The noise variance is injected via a sinusoidal embedding (log-spaced frequencies, sin + cos concatenated), upsampled to 128×128 and concatenated after the first convolution. The grayscale conditioning is concatenated to the noisy RGB input, giving the network 4 input channels.

Training

The network is trained to predict the noise $\epsilon$ added at each timestep (MSE loss). An EMA copy of the U-Net (decay = 0.999) is maintained throughout and used exclusively at inference time for smoother outputs.

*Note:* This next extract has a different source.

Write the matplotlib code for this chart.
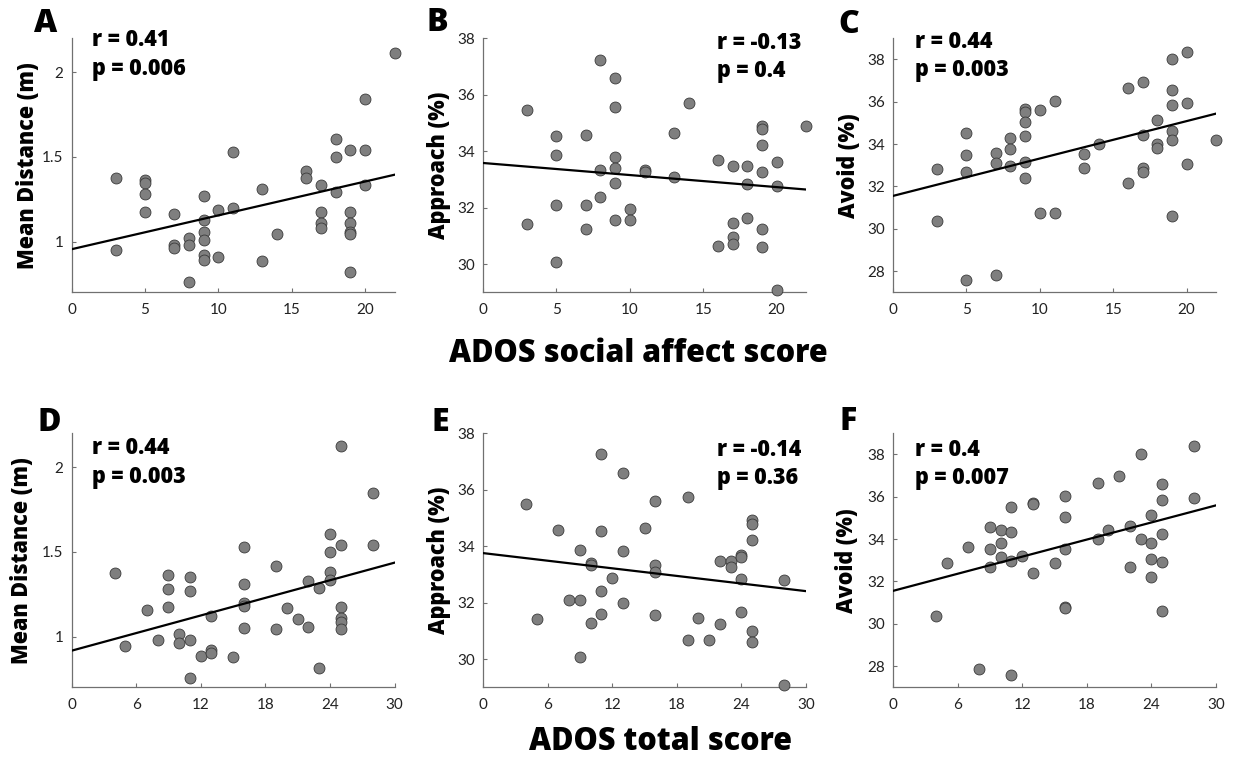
import numpy as np
import matplotlib
matplotlib.use("Agg")
import matplotlib.pyplot as plt
from matplotlib.ticker import FormatStrFormatter

# ====================================
# Data
# ====================================
# ADOS social affect score (panels A-C)
sa_score = [3, 3, 5, 5, 5, 5, 7, 7, 7, 8, 8, 8, 9, 9, 9, 9, 9, 9, 10, 10,
            11, 11, 13, 13, 14, 16, 16, 17, 17, 17, 17, 18, 18, 18,
            19, 19, 19, 19, 19, 19, 20, 20, 20, 22]
sa_distance = [1.373, 0.947, 1.361, 1.347, 1.280, 1.173, 1.161, 0.980, 0.961,
               1.018, 0.980, 0.759, 1.269, 1.127, 1.057, 1.010, 0.920, 0.890,
               1.184, 0.906, 1.527, 1.196, 1.312, 0.882, 1.045, 1.414, 1.376,
               1.331, 1.173, 1.108, 1.080, 1.606, 1.500, 1.292,
               1.543, 1.175, 1.112, 1.059, 1.043, 0.818, 1.843, 1.539, 1.335, 2.116]

sa_score_b = [3, 3, 5, 5, 5, 5, 7, 7, 7, 8, 8, 8, 9, 9, 9, 9, 9, 9, 10, 10,
              11, 11, 13, 13, 14, 16, 16, 17, 17, 17, 17, 18, 18, 18,
              19, 19, 19, 19, 19, 19, 20, 20, 20, 22]
sa_approach = [35.47, 31.43, 34.54, 33.85, 32.08, 30.07, 34.57, 32.08, 31.26,
               37.24, 33.33, 32.38, 36.58, 35.57, 33.80, 33.39, 32.87, 31.57,
               31.96, 31.56, 33.32, 33.28, 34.63, 33.10, 35.72, 33.69, 30.65,
               33.46, 31.45, 30.97, 30.70, 33.46, 32.82, 31.65,
               34.88, 34.77, 34.21, 33.26, 31.23, 30.59, 33.62, 32.76, 29.08, 34.91]

sa_score_c = [3, 3, 5, 5, 5, 5, 7, 7, 7, 8, 8, 8, 9, 9, 9, 9, 9, 9, 10, 10,
              11, 11, 13, 13, 14, 16, 16, 17, 17, 17, 17, 18, 18, 18,
              19, 19, 19, 19, 19, 19, 20, 20, 20, 22]
sa_avoid = [32.84, 30.35, 34.54, 33.50, 32.67, 27.56, 33.60, 33.13, 27.84,
            34.30, 33.77, 32.97, 35.66, 35.51, 35.04, 34.38, 33.16, 32.39,
            35.63, 30.74, 36.02, 30.77, 33.52, 32.86, 33.99, 36.65, 32.18,
            36.95, 34.41, 32.89, 32.66, 35.12, 34.02, 33.82,
            38.00, 36.57, 35.84, 34.61, 34.21, 30.60, 38.36, 35.93, 33.05, 34.19]

# ADOS total score (panels D-F)
tot_score_d = [4, 5, 7, 8, 9, 9, 9, 10, 10, 11, 11, 11, 11, 12, 13, 13, 13, 15,
               16, 16, 16, 16, 16, 19, 19, 20, 21, 22, 22, 23, 23,
               24, 24, 24, 24, 25, 25, 25, 25, 25, 25, 28, 28]
tot_distance = [1.373, 0.945, 1.158, 0.980, 1.366, 1.281, 1.172, 1.016, 0.960,
                1.350, 1.267, 0.980, 0.757, 0.885, 1.123, 0.921, 0.901, 0.879,
                1.528, 1.312, 1.198, 1.178, 1.049, 1.415, 1.043, 1.168, 1.105,
                1.330, 1.055, 1.287, 0.812,
                1.605, 1.500, 1.379, 1.336, 2.123, 1.543, 1.172, 1.109, 1.083, 1.043,
                1.850, 1.540]

tot_score_e = [4, 5, 7, 8, 9, 9, 9, 10, 10, 10, 11, 11, 11, 11, 12, 13, 13, 13,
               15, 16, 16, 16, 16, 19, 19, 20, 21, 22, 22, 23, 23,
               24, 24, 24, 24, 25, 25, 25, 25, 25, 28, 28]
tot_approach = [35.50, 31.43, 34.58, 32.08, 33.87, 32.08, 30.09, 33.42, 33.33,
                31.27, 37.27, 34.55, 32.40, 31.58, 32.88, 36.61, 33.82, 31.98,
                34.64, 35.59, 33.33, 33.10, 31.57, 35.73, 30.67, 31.46, 30.68,
                33.48, 31.24, 33.48, 33.26,
                33.70, 33.63, 32.83, 31.66, 34.93, 34.79, 34.22, 31.00, 30.60,
                32.81, 29.09]

tot_score_f = [4, 5, 7, 8, 9, 9, 9, 10, 10, 10, 11, 11, 11, 11, 12, 13, 13, 13,
               15, 16, 16, 16, 16, 16, 19, 19, 20, 21, 22, 22, 23, 23,
               24, 24, 24, 24, 25, 25, 25, 25, 25, 28, 28]
tot_avoid = [30.38, 32.86, 33.63, 27.87, 34.57, 33.52, 32.69, 34.41, 33.80,
             33.17, 35.51, 34.32, 32.98, 27.59, 33.20, 35.70, 35.66, 32.40,
             32.87, 36.06, 35.05, 33.55, 30.81, 30.76, 36.67, 34.02, 34.43,
             36.97, 34.61, 32.66, 38.02, 34.02,
             35.12, 33.80, 33.05, 32.20, 36.59, 35.87, 34.22, 32.91, 30.62,
             38.38, 35.93]

letters = ["A", "B", "C", "D", "E", "F"]
r_text = ["r = 0.41", "r = -0.13", "r = 0.44", "r = 0.44", "r = -0.14", "r = 0.4"]
p_text = ["p = 0.006", "p = 0.4", "p = 0.003", "p = 0.003", "p = 0.36", "p = 0.007"]
ylabels = ["Mean Distance (m)", "Approach (%)", "Avoid (%)"] * 2

xs = [sa_score, sa_score_b, sa_score_c, tot_score_d, tot_score_e, tot_score_f]
ys = [sa_distance, sa_approach, sa_avoid, tot_distance, tot_approach, tot_avoid]

# ====================================
# Layout
# ====================================
W, H = 1237, 758
fig = plt.figure(figsize=(W / 100, H / 100), dpi=100)

bold_font = ["Open Sans", "DejaVu Sans"]
tick_font = ["Lato", "DejaVu Sans"]

col_left = [71.5, 483, 893]
row_bottom = [292.3, 687.3]
ax_w, ax_h = 323, 254

xlims = [22, 22, 22, 30, 30, 30]
ylims = [(0.7, 2.2), (29, 38), (27, 39)] * 2
xticks = [[0, 5, 10, 15, 20]] * 3 + [[0, 6, 12, 18, 24, 30]] * 3
yticks = [[1, 1.5, 2], [30, 32, 34, 36, 38], [28, 30, 32, 34, 36, 38]] * 2

# text positions (axes fraction)
txt_x = [0.063, 0.724, 0.068, 0.063, 0.724, 0.068]
r_y = [0.993, 0.981, 0.985, 0.942, 0.934, 0.934]
p_y = [0.879, 0.871, 0.875, 0.828, 0.824, 0.824]
ylab_x = [-0.134, -0.136, -0.136, -0.152, -0.136, -0.142]
letter_xy = [(46, 24), (437, 23), (849, 25), (49, 423), (440, 423), (848, 422)]

for i in range(6):
    row, col = divmod(i, 3)
    left = col_left[col] / W
    bottom = 1 - row_bottom[row] / H
    ax = fig.add_axes([left, bottom, ax_w / W, ax_h / H])

    x = np.array(xs[i], dtype=float)
    y = np.array(ys[i], dtype=float)

    ax.scatter(x, y, s=62, c="#7f7f7f", edgecolors="#3a3a3a",
               linewidths=0.6, zorder=3, clip_on=False)

    # least squares line
    slope, icpt = np.polyfit(x, y, 1)
    xx = np.array([0, xlims[i]])
    ax.plot(xx, slope * xx + icpt, color="black", lw=1.6, zorder=4)

    ax.set_xlim(0, xlims[i])
    ax.set_ylim(*ylims[i])
    ax.set_xticks(xticks[i])
    ax.set_yticks(yticks[i])
    ax.yaxis.set_major_formatter(FormatStrFormatter("%g"))

    for s in ["top", "right"]:
        ax.spines[s].set_visible(False)
    for s in ["left", "bottom"]:
        ax.spines[s].set_color("#707070")
        ax.spines[s].set_linewidth(0.9)

    ax.tick_params(direction="in", length=3, width=0.8, color="#707070",
                   labelsize=11, labelcolor="#222222")
    ax.tick_params(axis="y", pad=6)
    ax.tick_params(axis="x", pad=8)
    for lab in ax.get_xticklabels() + ax.get_yticklabels():
        lab.set_family(tick_font)

    ax.set_ylabel(ylabels[i], fontsize=15.5, fontweight="heavy",
                  family=bold_font, va="center")
    ax.yaxis.set_label_coords(ylab_x[i], 0.5)

    ax.text(txt_x[i], r_y[i], r_text[i], transform=ax.transAxes,
            fontsize=15.5, fontweight="heavy", family=bold_font,
            ha="left", va="center")
    ax.text(txt_x[i], p_y[i], p_text[i], transform=ax.transAxes,
            fontsize=15.5, fontweight="heavy", family=bold_font,
            ha="left", va="center")

    lx, ly = letter_xy[i]
    fig.text(lx / W, 1 - ly / H, letters[i], fontsize=23, fontweight="heavy",
             family=bold_font, ha="center", va="center")

fig.text(638 / W, 1 - 354 / H, "ADOS social affect score", fontsize=22,
         fontweight="heavy", family=bold_font, ha="center", va="center")
fig.text(660 / W, 1 - 742 / H, "ADOS total score", fontsize=22,
         fontweight="heavy", family=bold_font, ha="center", va="center")

fig.savefig("out.png", dpi=100, facecolor="white")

A subtle bug was caught during development: BatchNorm buffers (running mean/variance) are not touched by model.parameters(), so the EMA network was computing fresh batch statistics at inference instead of using the accumulated training stats. The fix copies buffers explicitly alongside weight averaging each step.

Gradio UI

Running python src/eval.py launches a Gradio web app for interactive inference. Upload any grayscale image, set the number of diffusion steps (10–100), and the number of colorized samples to generate (1–8). The EMA network runs the full reverse diffusion loop and returns the colorized outputs in a gallery — no code required.

MLOps

Hydra — all hyperparameters live in configs/config.yaml and are overridable from the CLI (python src/train.py lr=0.0001 batch_size=64), making every run reproducible without touching source code.
Weights & Biases — per-step loss, per-epoch loss, and sample grids (grayscale / generated / ground truth) logged every 10 epochs.
Checkpoints saved every 50 epochs; training resumes from any checkpoint via resume=true.